As my first fieldwork experience, my two-month stay in Nigeria was an opportunity to learn firsthand about ethnographic methods and the process of conducting fieldwork. The first month of my stay was spent in Zaria in Kaduna State, where I became acclimated to Hausa culture. I learned to take off my shoes and say the customary greeting of ‘Salam Walaikum’ before entering houses or private rooms. I learned to recite and respond to the morning greetings, inquiring of neighbors if they had slept well (Ina kwana?), to which one responds ‘Lafiya lau’ (‘fine’), and showing thanks for a night of rainfall over dusty and hot Zaria City by saying ‘Yaya ruwa?’ to which one responds ‘Ruwa ya yi gyara,’ or “the rain has done repair” (Akinbuwade n. d.:8-11). The second month of my stay was spent in the city of Ibadan in Oyo State. There I conducted library and archival research, and visited the Ibadan Hausa community and conducted interviews with several residents and their community leader.

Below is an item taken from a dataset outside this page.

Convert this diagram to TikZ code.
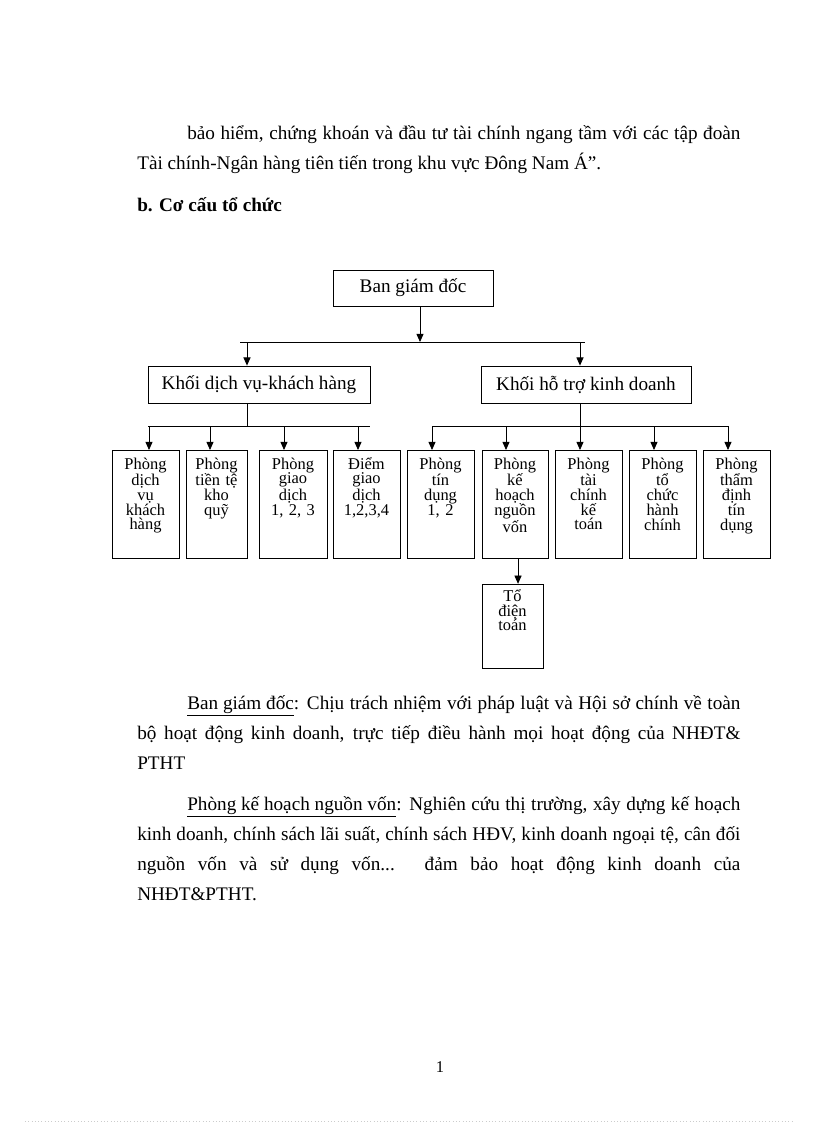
\documentclass[tikz,border=0pt]{standalone}
\usepackage{fontspec}
\setmainfont{Liberation Serif}
\usetikzlibrary{arrows.meta,positioning}
\newcommand{\oNho}{\fontsize{12pt}{10.8pt}\selectfont}
\newcommand{\vanBan}{\fontsize{14pt}{21.9pt}\selectfont}
\tikzset{
  khung/.style={draw, line width=0.6pt, inner sep=0pt},
  khoi/.style={khung, font=\fontsize{14pt}{16pt}\selectfont, minimum height=27pt},
  phong/.style={khung, align=center, text width=#1, text height=13.6pt,
    text depth=65.2pt, font=\oNho, anchor=north},
  phong/.default=48.9pt,
  muiten/.style={line width=0.6pt, -{Triangle[length=6pt,width=5.2pt]}},
  noi/.style={line width=0.6pt},
  doan/.style={inner sep=0pt, anchor=base west, text width=440pt,
    align=justify, font=\vanBan},
}
\begin{document}
\begin{tikzpicture}[x=0.7295pt, y=-0.7295pt]
  \useasboundingbox (0,0) rectangle (816,1123);

  \node[doan] (d1) at (137,139) {\hspace*{36.5pt}bảo hiểm, chứng khoán và đầu tư tài chính ngang tầm với các tập đoàn\linebreak
    Tài chính-Ngân hàng tiên tiến trong khu vực Đông Nam Á”.};
  \node[inner sep=0pt, anchor=base west, font=\vanBan\bfseries] (d2) at (137,211) {b. Cơ cấu tổ chức};

  \node[khoi, minimum width=116.7pt, minimum height=26.3pt] (bgd) at (413,288) {Ban giám đốc};
  \node[khoi, minimum width=162pt] (kdv) at (259,384.5) {Khối dịch vụ-khách hàng};
  \node[khoi, minimum width=153.2pt] (ktr) at (586,384.5) {Khối hỗ trợ kinh doanh};

  \coordinate (t0) at (420,342);
  \coordinate (t1) at (240,342);
  \coordinate (t2) at (585,342);
  \coordinate (a1) at (247,342);
  \coordinate (a2) at (580,342);
  \draw[muiten] (bgd.south -| t0) -- (t0);
  \draw[noi] (t1) -- (t2);
  \draw[muiten] (a1) -- (a1 |- kdv.north);
  \draw[muiten] (a2) -- (a2 |- ktr.north);

  \node[phong] (p1) at (145.5,450) {Phòng\\dịch\\vụ\\khách\\hàng};
  \node[phong=44.5pt] (p2) at (216.5,450) {Phòng\\tiền tệ\\kho\\quỹ};
  \node[phong=49.6pt] (p3) at (293,450) {Phòng\\giao\\dịch\\1, 2, 3};
  \node[phong] (p4) at (366.5,450) {Điểm\\giao\\dịch\\1,2,3,4};
  \node[phong] (p5) at (440.5,450) {Phòng\\tín\\dụng\\1, 2};
  \node[phong=48.2pt] (p6) at (515,450) {Phòng\\kế\\hoạch\\nguồn\\vốn};
  \node[phong] (p7) at (588.5,450) {Phòng\\tài\\chính\\kế\\toán};
  \node[phong] (p8) at (662.5,450) {Phòng\\tổ\\chức\\hành\\chính};
  \node[phong] (p9) at (736.5,450) {Phòng\\thẩm\\định\\tín\\dụng};
  \node[phong=44.5pt, text height=12.4pt, text depth=48.9pt,
    below=18.2pt of p6.south west, anchor=north west] (tdt) {Tổ\\điện\\toán};

  \coordinate (l1) at (148,426);
  \coordinate (l2) at (370,426);
  \coordinate (c1) at (149,426);
  \coordinate (c2) at (210,426);
  \coordinate (c3) at (284,426);
  \coordinate (c4) at (358,426);
  \coordinate (c5) at (432,426);
  \coordinate (c6) at (506,426);
  \coordinate (c7) at (580,426);
  \coordinate (c8) at (654,426);
  \coordinate (c9) at (728,426);
  \draw[noi] (a1 |- kdv.south) -- (a1 |- l1);
  \draw[noi] (l1) -- (l2);
  \draw[noi] (a2 |- ktr.south) -- (a2 |- c5);
  \draw[noi] (c5) -- (c9);
  \draw[muiten] (c1) -- (c1 |- p1.north);
  \draw[muiten] (c2) -- (c2 |- p2.north);
  \draw[muiten] (c3) -- (c3 |- p3.north);
  \draw[muiten] (c4) -- (c4 |- p4.north);
  \draw[muiten] (c5) -- (c5 |- p5.north);
  \draw[muiten] (c6) -- (c6 |- p6.north);
  \draw[muiten] (c7) -- (c7 |- p7.north);
  \draw[muiten] (c8) -- (c8 |- p8.north);
  \draw[muiten] (c9) -- (c9 |- p9.north);
  \draw[muiten] ([xshift=2.2pt]p6.south) -- ([xshift=2.2pt]p6.south |- tdt.north);

  \node[doan] (d3) at (137,709) {\hspace*{36.5pt}\underline{Ban giám đốc}: Chịu trách nhiệm với pháp luật và Hội sở chính về toàn\linebreak
    bộ hoạt động kinh doanh, trực tiếp điều hành mọi hoạt động của NHĐT\&\linebreak
    PTHT};
  \node[doan] (d4) at (137,810) {\hspace*{36.5pt}\underline{Phòng kế hoạch nguồn vốn}: Nghiên cứu thị trường, xây dựng kế hoạch\linebreak
    kinh doanh, chính sách lãi suất, chính sách HĐV, kinh doanh ngoại tệ, cân đối\linebreak
    nguồn vốn và sử dụng vốn... đảm bảo hoạt động kinh doanh của\linebreak
    NHĐT\&PTHT.};

  \node[inner sep=0pt, font=\fontsize{12pt}{14pt}\selectfont] (so) at (440,1067) {1};
  \coordinate (m1) at (25,1121);
  \coordinate (m2) at (792,1121);
  \draw[gray!40, dotted] (m1) -- (m2);
\end{tikzpicture}
\end{document}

My trip was much more than a first fieldwork experience. It was also a chance for me to return to Africa, an opportunity I cherished immensely. I grew up in Cameroon and welcomed wholeheartedly the chance to visit and learn about Nigeria, Cameroon’s neighbor to the west. Several Nigerians, in both Zaria and Ibadan, asked me if I was originally from Nigeria. One man, in a busy market in Ibadan, called out to me, as I walked by his shop: “Are you a child of Nigeria?” Some of the research participants saw me as more ‘African’ than foreign. This no doubt made it easier to establish trust with participants and conduct interviews, especially considering that I did not reside within the Hausa community, but was lodged in a nearby upper-class residential area. Most of the respondents I interviewed appeared to be comfortable with me and would sometimes ask me questions about my background or solicit my comparisons of Cameroon and Nigeria.

Taken from: Perspectives on Polio Immunization Campaigns in Ibadan, Nigeria, MDIA Volume 17, 2008, pages 161-184.